**What this task involves**
All of the lines below are to be printed again exactly; images are excluded from the output.

**Given material**
■ ■ ■ ■ ■
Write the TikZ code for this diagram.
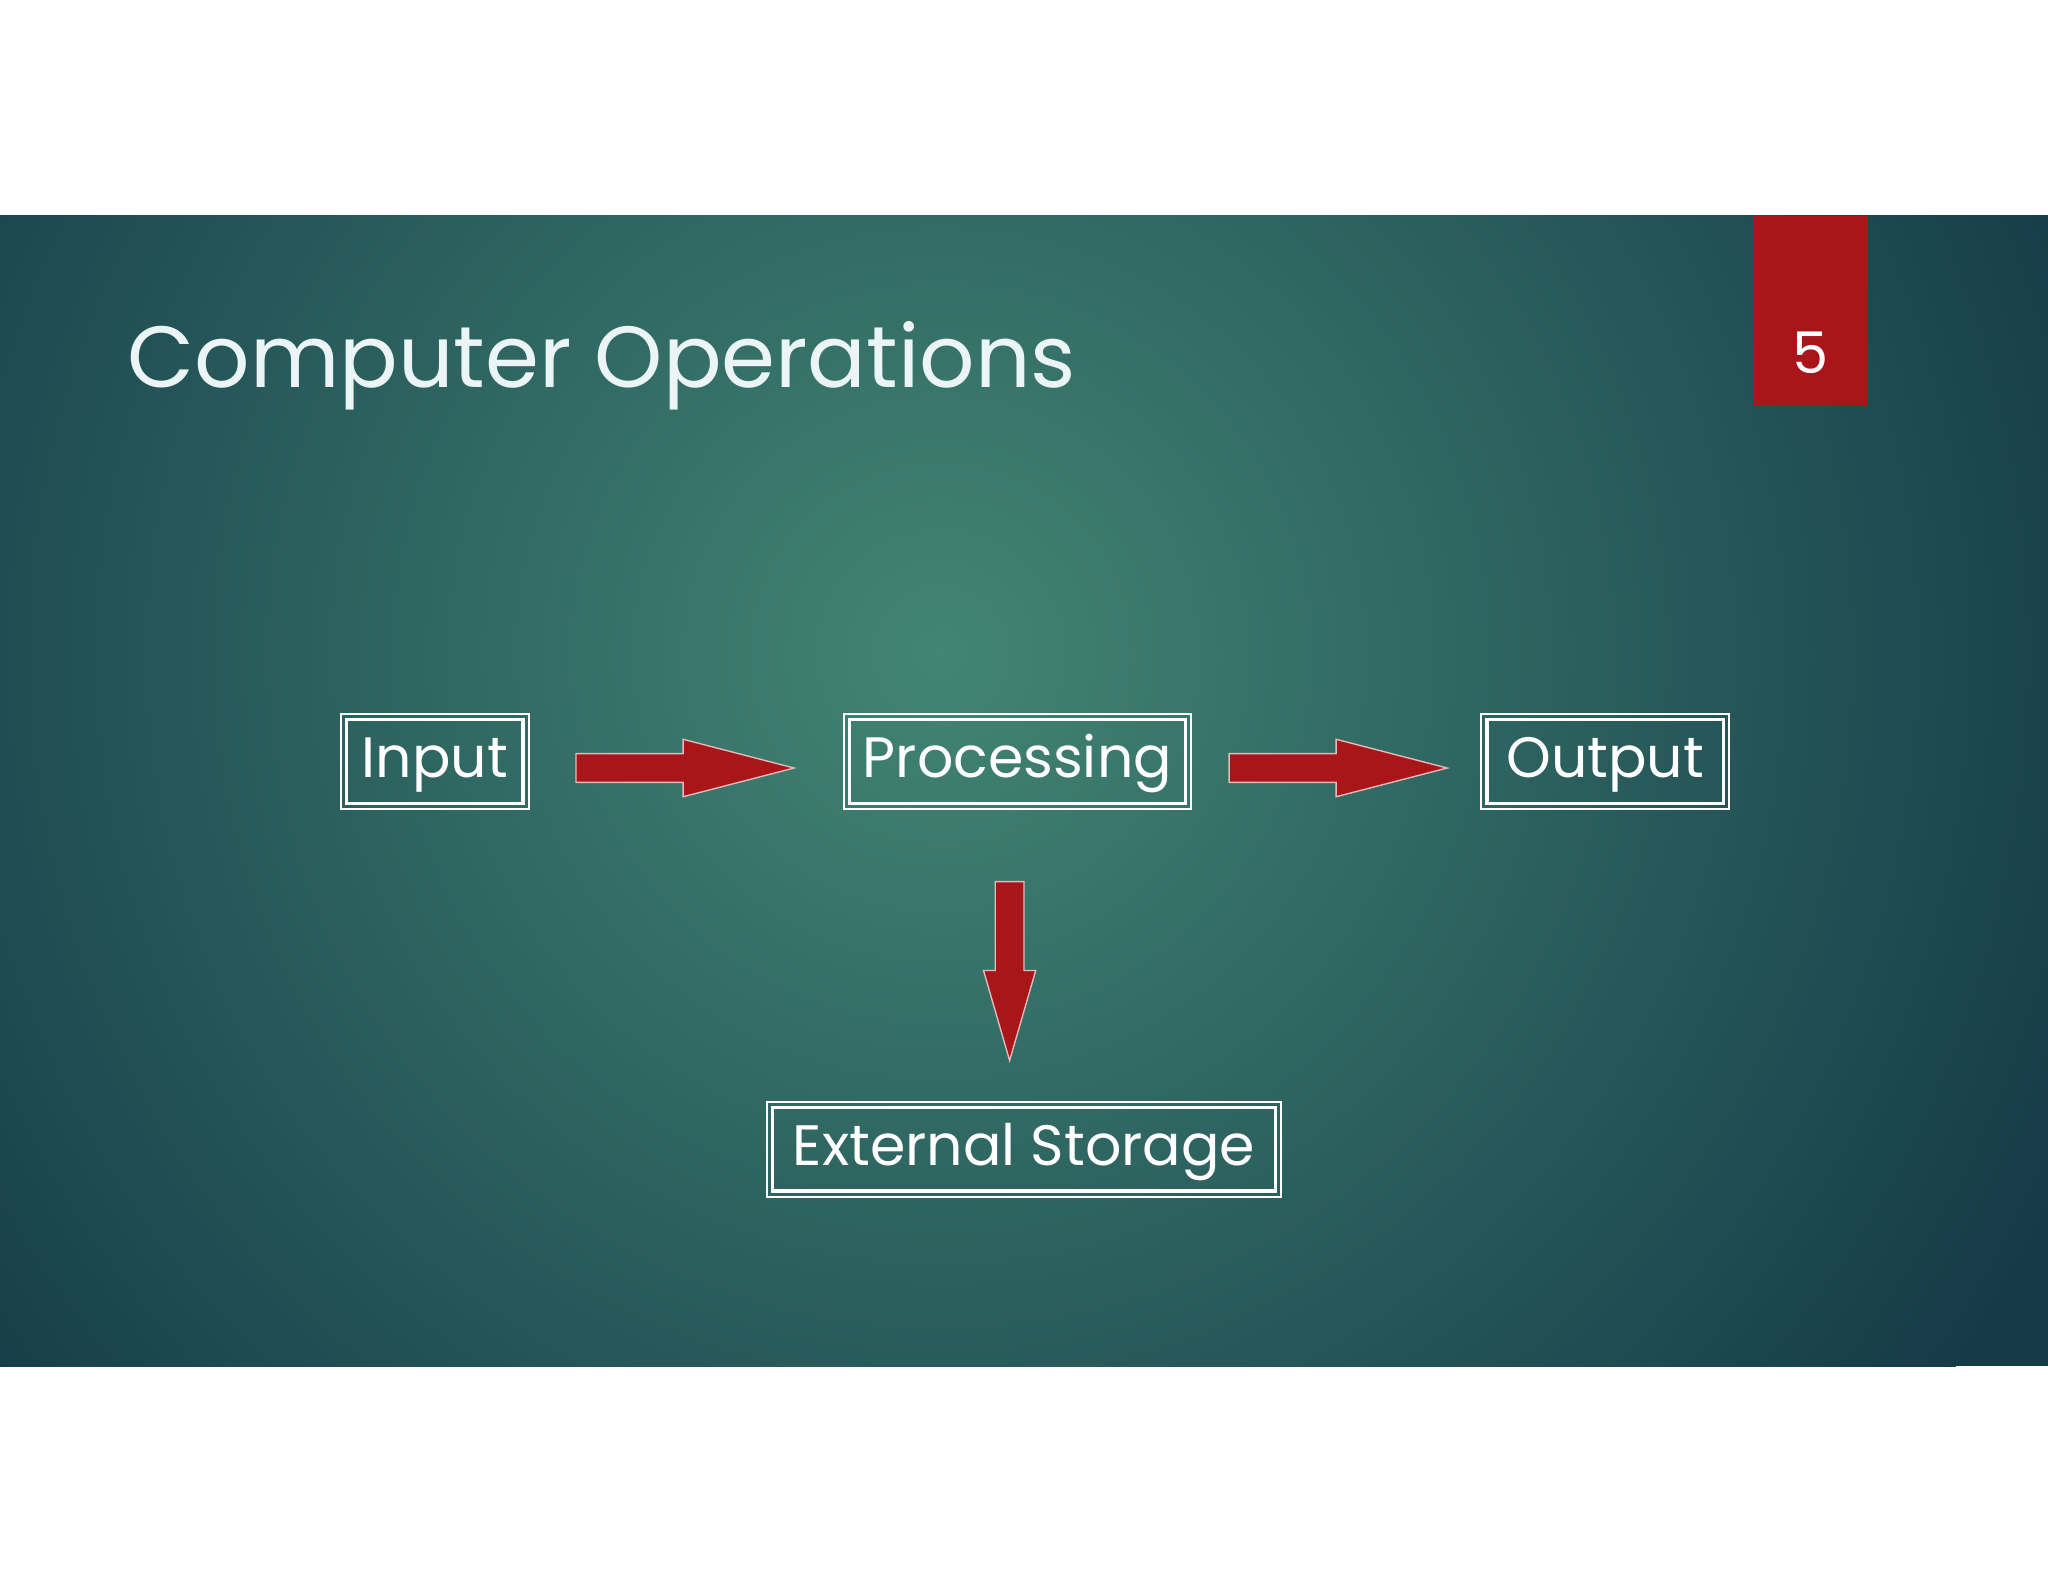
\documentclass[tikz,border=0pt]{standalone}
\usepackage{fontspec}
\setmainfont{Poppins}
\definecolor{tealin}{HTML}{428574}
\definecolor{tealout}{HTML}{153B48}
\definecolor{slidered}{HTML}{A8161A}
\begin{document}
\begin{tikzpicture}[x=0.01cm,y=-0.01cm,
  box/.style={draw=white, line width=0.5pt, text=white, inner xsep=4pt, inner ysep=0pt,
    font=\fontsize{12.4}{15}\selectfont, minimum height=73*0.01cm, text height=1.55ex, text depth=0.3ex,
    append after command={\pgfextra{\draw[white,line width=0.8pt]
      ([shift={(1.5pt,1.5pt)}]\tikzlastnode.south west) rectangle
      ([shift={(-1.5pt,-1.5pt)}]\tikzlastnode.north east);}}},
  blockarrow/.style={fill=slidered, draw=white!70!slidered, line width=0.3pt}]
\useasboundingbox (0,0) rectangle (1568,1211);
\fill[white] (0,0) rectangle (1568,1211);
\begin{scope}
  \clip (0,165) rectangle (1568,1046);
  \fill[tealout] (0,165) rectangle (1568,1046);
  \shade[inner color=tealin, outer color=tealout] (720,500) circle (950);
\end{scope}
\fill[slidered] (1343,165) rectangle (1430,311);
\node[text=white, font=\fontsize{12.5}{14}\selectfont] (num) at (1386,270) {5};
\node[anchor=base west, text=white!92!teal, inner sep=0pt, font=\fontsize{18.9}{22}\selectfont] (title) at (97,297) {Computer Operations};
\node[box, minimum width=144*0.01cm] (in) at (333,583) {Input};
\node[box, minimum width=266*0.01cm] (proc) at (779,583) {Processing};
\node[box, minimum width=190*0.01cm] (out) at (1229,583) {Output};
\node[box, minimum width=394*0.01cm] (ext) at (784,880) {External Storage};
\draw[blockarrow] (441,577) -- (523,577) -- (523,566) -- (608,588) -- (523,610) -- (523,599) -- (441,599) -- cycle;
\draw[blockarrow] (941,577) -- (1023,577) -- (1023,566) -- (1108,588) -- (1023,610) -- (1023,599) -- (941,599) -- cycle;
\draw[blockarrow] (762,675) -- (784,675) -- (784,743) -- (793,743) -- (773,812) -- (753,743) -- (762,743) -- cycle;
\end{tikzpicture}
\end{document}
■ ■ ■ ■ ■
**Answer to the problem**
Write the TikZ code for this diagram.
\documentclass[tikz,border=0pt]{standalone}
\usepackage{fontspec}
\setmainfont{Poppins}
\definecolor{tealin}{HTML}{428574}
\definecolor{tealout}{HTML}{153B48}
\definecolor{slidered}{HTML}{A8161A}
\begin{document}
\begin{tikzpicture}[x=0.01cm,y=-0.01cm,
  box/.style={draw=white, line width=0.5pt, text=white, inner xsep=4pt, inner ysep=0pt,
    font=\fontsize{12.4}{15}\selectfont, minimum height=73*0.01cm, text height=1.55ex, text depth=0.3ex,
    append after command={\pgfextra{\draw[white,line width=0.8pt]
      ([shift={(1.5pt,1.5pt)}]\tikzlastnode.south west) rectangle
      ([shift={(-1.5pt,-1.5pt)}]\tikzlastnode.north east);}}},
  blockarrow/.style={fill=slidered, draw=white!70!slidered, line width=0.3pt}]
\useasboundingbox (0,0) rectangle (1568,1211);
\fill[white] (0,0) rectangle (1568,1211);
\begin{scope}
  \clip (0,165) rectangle (1568,1046);
  \fill[tealout] (0,165) rectangle (1568,1046);
  \shade[inner color=tealin, outer color=tealout] (720,500) circle (950);
\end{scope}
\fill[slidered] (1343,165) rectangle (1430,311);
\node[text=white, font=\fontsize{12.5}{14}\selectfont] (num) at (1386,270) {5};
\node[anchor=base west, text=white!92!teal, inner sep=0pt, font=\fontsize{18.9}{22}\selectfont] (title) at (97,297) {Computer Operations};
\node[box, minimum width=144*0.01cm] (in) at (333,583) {Input};
\node[box, minimum width=266*0.01cm] (proc) at (779,583) {Processing};
\node[box, minimum width=190*0.01cm] (out) at (1229,583) {Output};
\node[box, minimum width=394*0.01cm] (ext) at (784,880) {External Storage};
\draw[blockarrow] (441,577) -- (523,577) -- (523,566) -- (608,588) -- (523,610) -- (523,599) -- (441,599) -- cycle;
\draw[blockarrow] (941,577) -- (1023,577) -- (1023,566) -- (1108,588) -- (1023,610) -- (1023,599) -- (941,599) -- cycle;
\draw[blockarrow] (762,675) -- (784,675) -- (784,743) -- (793,743) -- (773,812) -- (753,743) -- (762,743) -- cycle;
\end{tikzpicture}
\end{document}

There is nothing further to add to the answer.